— Listed records —
Start

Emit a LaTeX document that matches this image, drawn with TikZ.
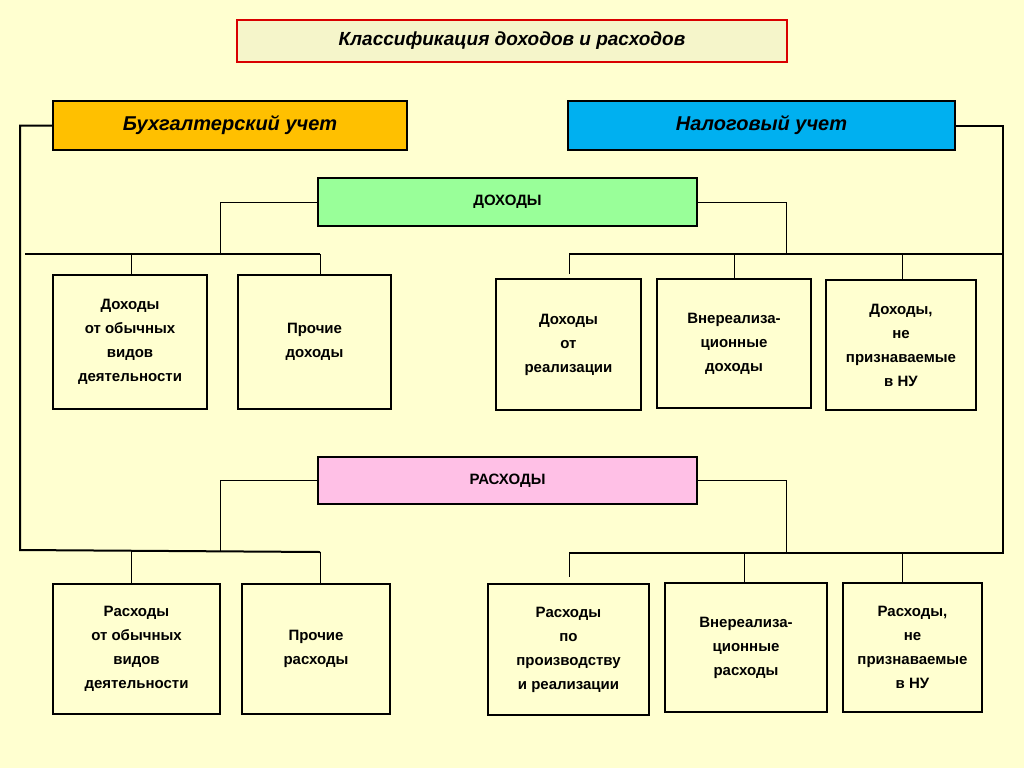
\documentclass[tikz,border=0pt]{standalone}
\usepackage{fontspec}
\setmainfont{Liberation Sans}
\begin{document}
\begin{tikzpicture}[x=1pt,y=-1pt,
  bx/.style={draw=black,line width=1.6pt,fill=bgc,align=center,font=\fontsize{15}{24}\selectfont\bfseries,inner sep=0pt},
  hd/.style={draw=black,line width=1.8pt,align=center,font=\fontsize{20}{24}\selectfont\bfseries\itshape},
  ln/.style={line width=1pt},
  bl/.style={line width=2pt}]
\definecolor{bgc}{HTML}{FFFFD0}
\fill[bgc] (0,0) rectangle (1024,768);
\useasboundingbox (0,0) rectangle (1024,768);
\newcommand\bxat[6]{\node[bx,minimum width=#4-#2,minimum height=#5-#3] (#1) at ({(#2+#4)/2},{(#3+#5)/2}) {#6};}
\node[draw=red!85!black,line width=2pt,fill=gray!8!bgc,minimum width=550,minimum height=42,font=\fontsize{19}{24}\selectfont\bfseries\itshape] (t) at (512,41) {Классификация доходов и расходов};
\node[hd,fill={rgb,255:red,255;green,192;blue,0},minimum width=354,minimum height=49] (bu) at (230,125.5) {Бухгалтерский учет};
\node[hd,fill={rgb,255:red,0;green,176;blue,240},minimum width=387,minimum height=49] (nu) at (761.5,125.5) {Налоговый учет};
\node[bx,fill={rgb,255:red,153;green,255;blue,153},minimum width=379,minimum height=48] (doh) at (507.5,202) {ДОХОДЫ};
\node[bx,fill={rgb,255:red,255;green,192;blue,230},minimum width=379,minimum height=47] (ras) at (507.5,480.5) {РАСХОДЫ};
\bxat{a}{53}{275}{207}{409}{Доходы\\от обычных\\видов\\деятельности}
\bxat{b}{238}{275}{391}{409}{Прочие\\доходы}
\bxat{c}{496}{279}{641}{410}{Доходы\\от\\реализации}
\bxat{d}{657}{279}{811}{408}{Внереализа-\\ционные\\доходы}
\bxat{e}{826}{280}{976}{410}{Доходы,\\не\\признаваемые\\в НУ}
\bxat{f}{53}{584}{220}{714}{Расходы\\от обычных\\видов\\деятельности}
\bxat{g}{242}{584}{390}{714}{Прочие\\расходы}
\bxat{h}{488}{584}{649}{715}{Расходы\\по\\производству\\и  реализации}
\bxat{i}{665}{583}{827}{712}{Внереализа-\\ционные\\расходы}
\bxat{j}{843}{583}{982}{712}{Расходы,\\не\\признаваемые\\в НУ}
% brackets
\draw[bl] (bu.west) -- (20,125.5) -- (20,550) -- (320,552);
\draw[bl] (nu.east) -- (1003,125.5) -- (1003,553) -- (569,553);
\draw[bl] (25,254) -- (320,254);
\draw[bl] (569,254) -- (1003,254);
% dohody
\draw[ln] (doh.west) -- (220,202) -- (220,254);
\draw[ln] (doh.east) -- (786,202) -- (786,254);
\draw[ln] (131,254) -- (131,275);
\draw[ln] (320,254) -- (320,275);
\draw[ln] (569,254) -- (569,274);
\draw[ln] (734,254) -- (734,279);
\draw[ln] (902,254) -- (902,280);
% rashody
\draw[ln] (ras.west) -- (220,480.5) -- (220,551);
\draw[ln] (ras.east) -- (786,480.5) -- (786,553);
\draw[ln] (131,551) -- (131,584);
\draw[ln] (320,552) -- (320,584);
\draw[ln] (569,553) -- (569,577);
\draw[ln] (744,553) -- (744,583);
\draw[ln] (902,553) -- (902,583);
\end{tikzpicture}
\end{document}
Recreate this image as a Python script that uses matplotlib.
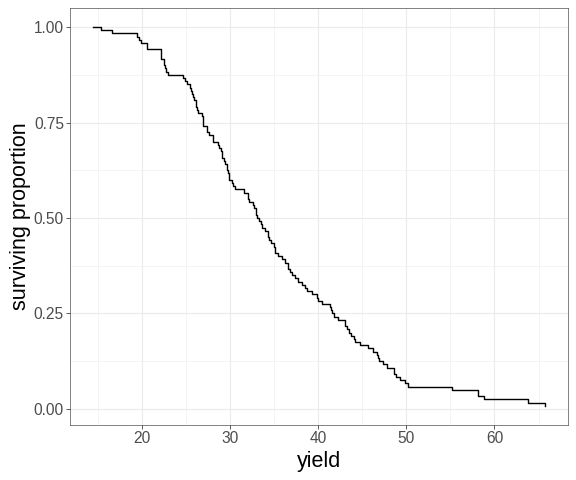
import numpy as np
import matplotlib.pyplot as plt

# barley yields
yield_1931 = [
    27.00, 48.87, 27.43, 39.93, 32.97, 28.97,
    43.07, 55.20, 28.77, 38.13, 29.13, 29.67,
    35.13, 47.33, 25.77, 40.47, 29.67, 25.70,
    39.90, 50.23, 26.13, 41.33, 23.03, 26.30,
    36.57, 63.83, 43.77, 46.93, 29.77, 33.93,
    43.27, 58.10, 28.70, 45.67, 32.17, 33.60,
    36.60, 65.77, 30.37, 48.57, 24.93, 28.10,
    32.77, 48.57, 29.87, 41.60, 34.70, 32.00,
    24.67, 46.77, 22.60, 44.10, 19.70, 33.07,
    39.30, 58.80, 29.47, 49.87, 34.47, 31.60,
]
yield_1932 = [
    26.90, 33.47, 34.37, 32.97, 22.13, 22.57,
    36.80, 37.73, 35.13, 26.17, 14.43, 25.87,
    27.43, 38.50, 35.03, 20.63, 16.63, 22.23,
    26.87, 37.40, 38.77, 32.67, 32.07, 22.47,
    29.07, 49.23, 46.63, 41.83, 20.63, 30.60,
    26.43, 42.20, 43.53, 34.33, 19.47, 22.70,
    25.57, 44.23, 47.83, 35.90, 22.20, 25.50,
    28.07, 43.00, 46.20, 29.90, 25.10, 30.20,
    27.60, 41.50, 44.80, 29.30, 15.40, 26.90,
    36.30, 58.17, 37.00, 35.40, 19.90, 33.30,
]

yields = np.sort(np.array(yield_1931 + yield_1932))
n = len(yields)
surviving = 1 - np.arange(n) / n

plt.rcParams['font.family'] = ['Liberation Sans', 'DejaVu Sans']

fig = plt.figure(figsize=(8, 480 / 72), dpi=72)
ax = fig.add_axes([70 / 576, 1 - 424.7 / 480, 498 / 576, 416.6 / 480])

ax.step(yields, surviving, where='post', color='black', linewidth=1.4)

span = yields.max() - yields.min()
ax.set_xlim(yields.min() - 0.05 * span, yields.max() + 0.05 * span)
yspan = surviving.max() - surviving.min()
ax.set_ylim(surviving.min() - 0.05 * yspan, surviving.max() + 0.05 * yspan)

ax.set_xticks([20, 30, 40, 50, 60])
ax.set_xticks([15, 25, 35, 45, 55, 65], minor=True)
ax.set_yticks([0, 0.25, 0.5, 0.75, 1.0])
ax.set_yticks([0.125, 0.375, 0.625, 0.875], minor=True)
ax.set_yticklabels(['0.00', '0.25', '0.50', '0.75', '1.00'])

ax.grid(which='major', color='#EBEBEB', linewidth=1.1)
ax.grid(which='minor', color='#EBEBEB', linewidth=0.55)
ax.set_axisbelow(True)

for side in ax.spines.values():
    side.set_color('#333333')
    side.set_linewidth(0.6)

ax.tick_params(which='major', length=4, width=0.8, color='#333333',
               labelsize=15.5, labelcolor='#4D4D4D', pad=2)
ax.tick_params(which='minor', length=0)

ax.set_xlabel('yield', fontsize=21.5, labelpad=5)
ax.set_ylabel('surviving proportion', fontsize=21.5, labelpad=3)

fig.savefig('out.png', dpi=72)
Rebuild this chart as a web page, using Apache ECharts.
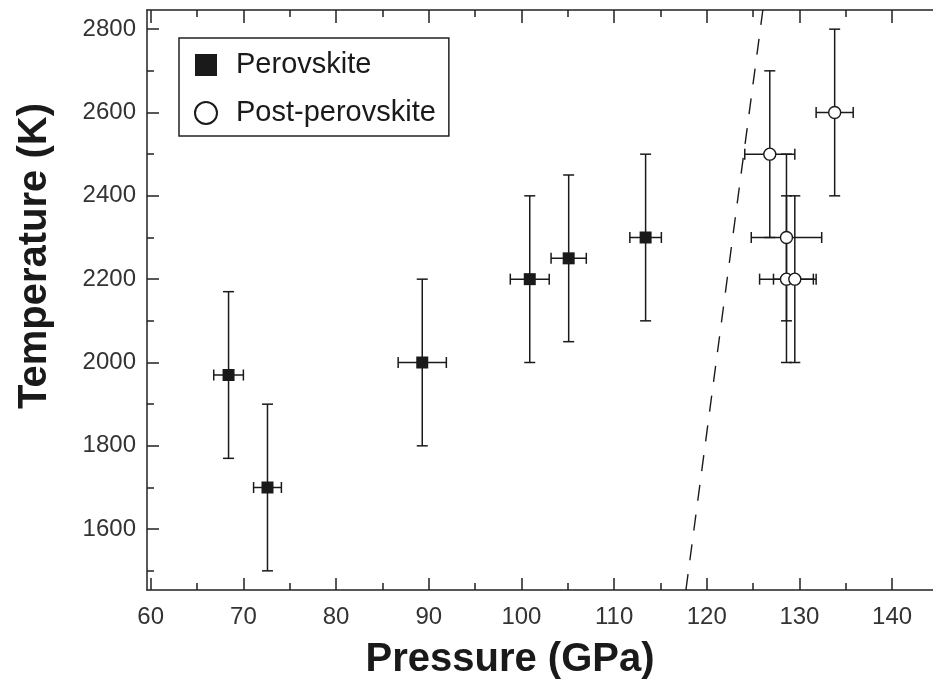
<!DOCTYPE html>
<html>
<head>
<meta charset="utf-8">
<script src="https://cdn.jsdelivr.net/npm/echarts@6/dist/echarts.min.js"></script>
<style>
  html, body { margin: 0; padding: 0; background: #fff; overflow: hidden; }
  #chart { width: 933px; height: 691px; }
</style>
</head>
<body>
<div id="chart"></div>
<script>
// Perovskite measurements: pressure (GPa), temperature (K) and their uncertainties
const perovP    = [68.4, 72.6, 89.3, 100.9, 105.1, 113.4];
const perovT    = [1970, 1700, 2000, 2200, 2250, 2300];
const perovPErr = [1.6, 1.5, 2.6, 2.1, 1.9, 1.7];
const perovTErr = [200, 200, 200, 200, 200, 200];

// Post-perovskite measurements
const postP    = [126.8, 133.8, 128.6, 128.6, 129.5];
const postT    = [2500, 2600, 2300, 2200, 2200];
const postPErr = [2.7, 2.0, 3.8, 2.9, 2.3];
const postTErr = [200, 200, 200, 200, 200];

// Phase boundary (dashed line) end points
const boundaryP = [117.75, 126.05];
const boundaryT = [1454, 2846];

// Axis ticks
const xMajorTicks = [60, 70, 80, 90, 100, 110, 120, 130, 140];
const xMinorTicks = [65, 75, 85, 95, 105, 115, 125, 135, 145];
const yMajorTicks = [1600, 1800, 2000, 2200, 2400, 2600, 2800];
const yMinorTicks = [1500, 1700, 1900, 2100, 2300, 2500, 2700];

const X_MIN = 59.6, X_MAX = 147;
const Y_MIN = 1454, Y_MAX = 2846;

const FONT = '"Liberation Sans", Arial, Helvetica, sans-serif';
const INK = '#1a1a1a';
const axisLineStyle = { color: '#222', width: 1.5 };

function rows(p, t, dp, dt) {
  return p.map((v, i) => [v, t[i], dp[i], dt[i]]);
}

function errorBars(params, api) {
  const p = api.value(0), t = api.value(1), dp = api.value(2), dt = api.value(3);
  const top = api.coord([p, t + dt]);
  const bot = api.coord([p, t - dt]);
  const lft = api.coord([p - dp, t]);
  const rgt = api.coord([p + dp, t]);
  const cap = 5.5;
  const style = { stroke: INK, lineWidth: 1.5, fill: null };
  const seg = (x1, y1, x2, y2) => ({ type: 'line', shape: { x1, y1, x2, y2 }, style });
  return {
    type: 'group',
    children: [
      seg(top[0], top[1], bot[0], bot[1]),
      seg(top[0] - cap, top[1], top[0] + cap, top[1]),
      seg(bot[0] - cap, bot[1], bot[0] + cap, bot[1]),
      seg(lft[0], lft[1], rgt[0], rgt[1]),
      seg(lft[0], lft[1] - cap, lft[0], lft[1] + cap),
      seg(rgt[0], rgt[1] - cap, rgt[0], rgt[1] + cap)
    ]
  };
}

const plainNumber = v => String(Math.round(v));

function xAxisDef(position, ticks, len, showLine, showLabel) {
  return {
    type: 'value', min: X_MIN, max: X_MAX, position,
    axisLine: { show: showLine, onZero: false, lineStyle: axisLineStyle },
    axisTick: { show: true, inside: true, length: len, customValues: ticks, lineStyle: axisLineStyle },
    axisLabel: showLabel ? {
      show: true, customValues: ticks, margin: 15, formatter: plainNumber,
      fontFamily: FONT, fontSize: 24, color: '#333'
    } : { show: false },
    splitLine: { show: false }
  };
}

function yAxisDef(ticks, len, showLine, showLabel) {
  return {
    type: 'value', min: Y_MIN, max: Y_MAX, position: 'left',
    axisLine: { show: showLine, onZero: false, lineStyle: axisLineStyle },
    axisTick: { show: true, inside: true, length: len, customValues: ticks, lineStyle: axisLineStyle },
    axisLabel: showLabel ? {
      show: true, customValues: ticks, margin: 11, formatter: plainNumber,
      fontFamily: FONT, fontSize: 24, color: '#333'
    } : { show: false },
    splitLine: { show: false }
  };
}

const chart = echarts.init(document.getElementById('chart'), null, { renderer: 'canvas' });

chart.setOption({
  animation: false,
  backgroundColor: '#fff',
  grid: { left: 147, top: 10, width: 810, height: 580, containLabel: false, outerBoundsMode: 'none' },
  xAxis: [
    xAxisDef('bottom', xMajorTicks, 12, true, true),
    xAxisDef('bottom', xMinorTicks, 7, false, false),
    xAxisDef('top', xMajorTicks, 13, true, false),
    xAxisDef('top', xMinorTicks, 7, false, false)
  ],
  yAxis: [
    yAxisDef(yMajorTicks, 12, true, true),
    yAxisDef(yMinorTicks, 7, false, false)
  ],
  legend: {
    left: 179, top: 38, orient: 'vertical',
    padding: [12, 13, 8, 15],
    borderColor: '#222', borderWidth: 1.5,
    itemWidth: 22, itemHeight: 22, itemGap: 18,
    textStyle: { fontFamily: FONT, fontSize: 29, color: INK, lineHeight: 30, padding: [0, 0, 0, 14] },
    data: [
      { name: 'Perovskite', icon: 'rect' },
      { name: 'Post-perovskite', icon: 'circle' }
    ]
  },
  graphic: [
    {
      type: 'text', x: 510, y: 660,
      style: { text: 'Pressure (GPa)', font: 'bold 40px ' + FONT, fill: INK, align: 'center', verticalAlign: 'middle' }
    },
    {
      type: 'text', x: 35, y: 256, rotation: Math.PI / 2,
      style: { text: 'Temperature (K)', font: 'bold 40px ' + FONT, fill: INK, align: 'center', verticalAlign: 'middle' }
    }
  ],
  series: [
    {
      type: 'line', name: 'boundary', silent: true,
      data: boundaryP.map((p, i) => [p, boundaryT[i]]),
      showSymbol: false, symbol: 'none',
      lineStyle: { color: INK, width: 1.4, type: [16, 14] },
      z: 1
    },
    {
      type: 'custom', name: 'perovErr', silent: true,
      renderItem: errorBars,
      encode: { x: 0, y: 1 },
      data: rows(perovP, perovT, perovPErr, perovTErr),
      z: 2
    },
    {
      type: 'custom', name: 'postErr', silent: true,
      renderItem: errorBars,
      encode: { x: 0, y: 1 },
      data: rows(postP, postT, postPErr, postTErr),
      z: 2
    },
    {
      type: 'scatter', name: 'Perovskite',
      symbol: 'rect', symbolSize: 12,
      itemStyle: { color: INK, opacity: 1 },
      data: perovP.map((p, i) => [p, perovT[i]]),
      z: 3
    },
    {
      type: 'scatter', name: 'Post-perovskite',
      symbol: 'circle', symbolSize: 12,
      itemStyle: { color: '#fff', borderColor: INK, borderWidth: 1.4, opacity: 1 },
      data: postP.map((p, i) => [p, postT[i]]),
      z: 3
    }
  ]
});
</script>
</body>
</html>
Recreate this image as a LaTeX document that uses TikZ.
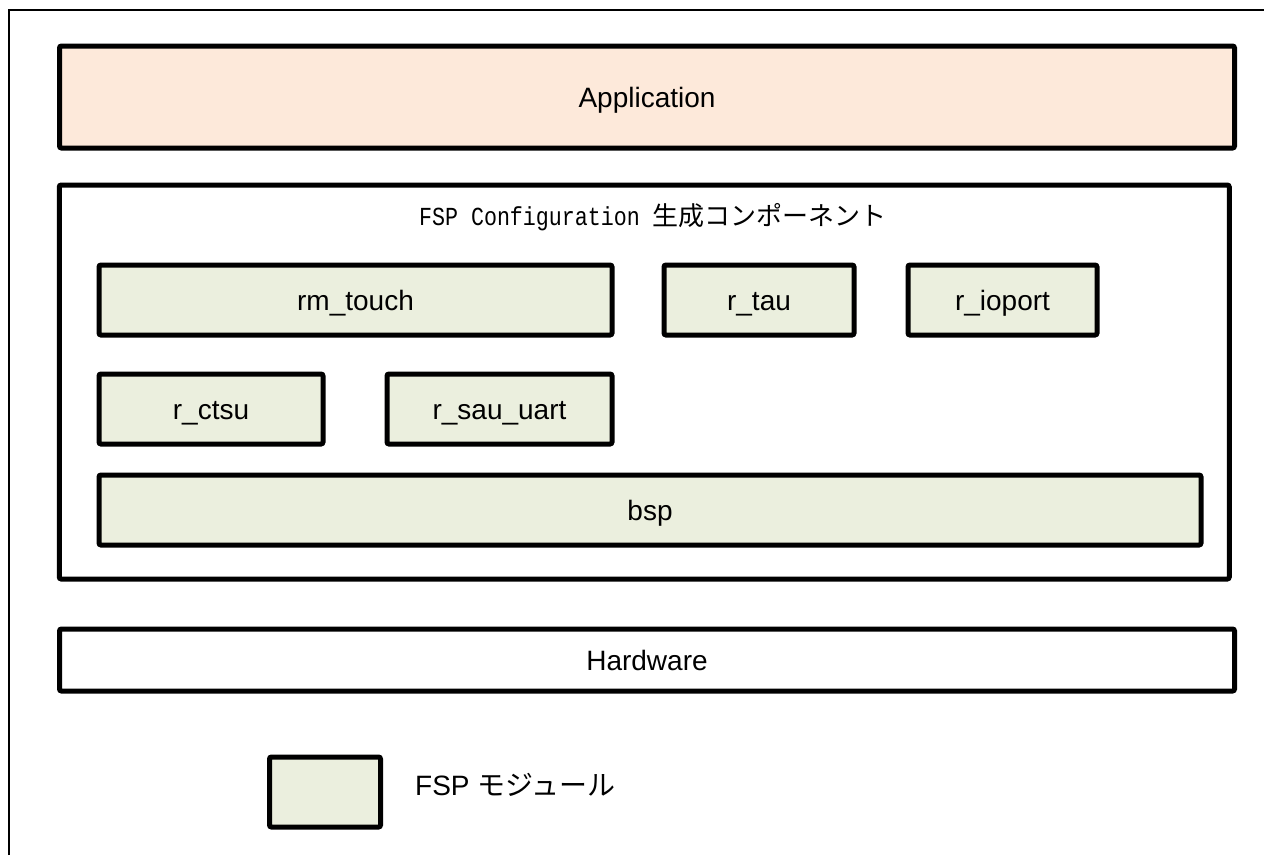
\documentclass[tikz,border=0pt]{standalone}
\usepackage{fontspec}
\setmainfont{Liberation Sans}
\setmonofont{Liberation Mono}
\newfontfamily\cjk{Noto Sans CJK JP}
\usepackage{xcolor}
\usepackage{graphicx}
\definecolor{appfill}{RGB}{253,233,218}
\definecolor{fspfill}{RGB}{235,239,222}
\tikzset{
  layer/.style={draw, line width=5pt, rounded corners=2pt, inner sep=0pt,
    text height=20pt, text depth=0pt, font=\fontsize{28}{34}\selectfont},
  fspmod/.style={layer, fill=fspfill, minimum height=70pt},
}

\begin{document}
\begin{tikzpicture}[x=1pt,y=-1pt]
\useasboundingbox (0,0) rectangle (1264,855);
\draw[line width=2pt] (9,855) -- (9,10) -- (1264,10);
\node[layer, fill=appfill, minimum width=1175pt, minimum height=102pt] (app) at (647,97) {Application};
\node[layer, fill=white, minimum width=1170pt, minimum height=394pt] (fspcfg) at (644.25,382) {};
\node[anchor=base, inner sep=0pt, font=\fontsize{26}{30}\selectfont] (cfgtitle) at (653,225)
  {\scalebox{0.833}[1]{\ttfamily FSP Configuration}\hspace{13pt}{\cjk 生成コンポーネント}};
\node[fspmod, minimum width=513pt] (touch) at (355.5,300) {rm\_touch};
\node[fspmod, minimum width=190pt] (tau) at (759,300) {r\_tau};
\node[fspmod, minimum width=189pt] (ioport) at (1002.5,300) {r\_ioport};
\node[fspmod, minimum width=224pt] (ctsu) at (211,409) {r\_ctsu};
\node[fspmod, minimum width=225pt] (sau) at (499.5,409) {r\_sau\_uart};
\node[fspmod, minimum width=1102pt] (bsp) at (650,510) {bsp};
\node[layer, fill=white, minimum width=1175pt, minimum height=62pt] (hw) at (647,660) {Hardware};
\node[fspmod, minimum width=111pt] (legbox) at (325,792) {};
\node[anchor=west, inner sep=0pt, text height=20pt, text depth=0pt,
  font=\fontsize{28}{34}\selectfont] (legtext) at (415,785) {FSP {\cjk モジュール}};
\end{tikzpicture}
\end{document}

End

— Requirement —
Copy exactly the stretch of lines from the one containing "Rebuild this chart" through the one containing "const perovTErr = [200, 200, 200, 200, 200, 200];", both included. Leave out any pictures.

— Reply to the task —
Rebuild this chart as a web page, using Apache ECharts.
<!DOCTYPE html>
<html>
<head>
<meta charset="utf-8">
<script src="https://cdn.jsdelivr.net/npm/echarts@6/dist/echarts.min.js"></script>
<style>
  html, body { margin: 0; padding: 0; background: #fff; overflow: hidden; }
  #chart { width: 933px; height: 691px; }
</style>
</head>
<body>
<div id="chart"></div>
<script>
// Perovskite measurements: pressure (GPa), temperature (K) and their uncertainties
const perovP    = [68.4, 72.6, 89.3, 100.9, 105.1, 113.4];
const perovT    = [1970, 1700, 2000, 2200, 2250, 2300];
const perovPErr = [1.6, 1.5, 2.6, 2.1, 1.9, 1.7];
const perovTErr = [200, 200, 200, 200, 200, 200];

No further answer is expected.